The Challenge
BBVA is one of the world’s largest financial institutions, with over €772 billion in assets and more than 77 million customers across 25+ countries. As a global bank operating at this scale, BBVA must run exceptionally complex and computationally intensive risk analyses to price financial products, manage exposure, and meet stringent regulatory requirements.
A significant portion of these workflows relies on Monte Carlo simulations to quantify market and credit risk. In areas such as credit valuation adjustment (CVA), derivative pricing, and stress testing, these simulations must account for thousands of possible future scenarios, making them resource-intensive, costly, and time-consuming.
Any reduction in runtime or computational load would have meaningful downstream impact on operational efficiency, financial-product pricing, and risk agility. BBVA partnered with Zapata to assess whether quantum or quantum-inspired methods could provide such improvements and help shape a long-term, data-driven quantum strategy.
Our Approach
Zapata and BBVA collaborated to design, analyze, and benchmark novel quantum approaches tailored to BBVA’s real-world credit-risk workflows. The work focused on two major fronts: (1) reducing the cost of Monte Carlo simulations, and (2) building a scalable evaluation and integration framework.
Monte Carlo: Zapata developed and evaluated variants of quantum amplitude estimation to determine whether they could reduce the computational burden of simulating expected exposures and credit-risk measures.
Framework: Beyond algorithm design, Zapata and BBVA established a workflow the bank can reuse as quantum technology matures for near-term insight and long-term strategic guidance. This included:
- Benchmarking quantum and classical algorithms on representative CVA workloads
- Identifying which subroutines are most “quantum-amenable”

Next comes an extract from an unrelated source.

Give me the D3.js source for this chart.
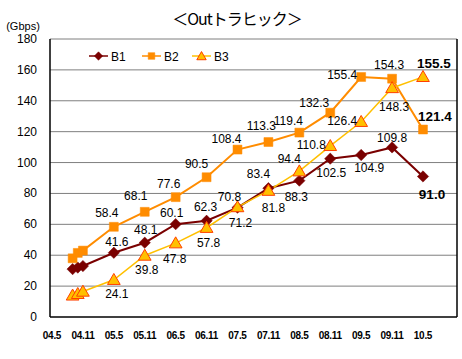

- Creating a roadmap for integrating quantum hardware as it becomes available
Results & Impact
The collaboration produced a clear strategic understanding of quantum computing’s role in BBVA’s risk stack:
- The research demonstrated that quantum algorithms could reduce the sampling and computational requirements by orders of magnitude, accelerating the timeline for practical quantum utility in finance.
- The creation of a reusable methodology enabled BBVA to evaluate quantum utility across other financial modeling domains.
- BBVA now had a credible quantum adoption roadmap grounded in quantitative analysis to help guide its strategic direction.
Together, these results allowed BBVA to position itself at the forefront of quantum-enhanced financial modeling.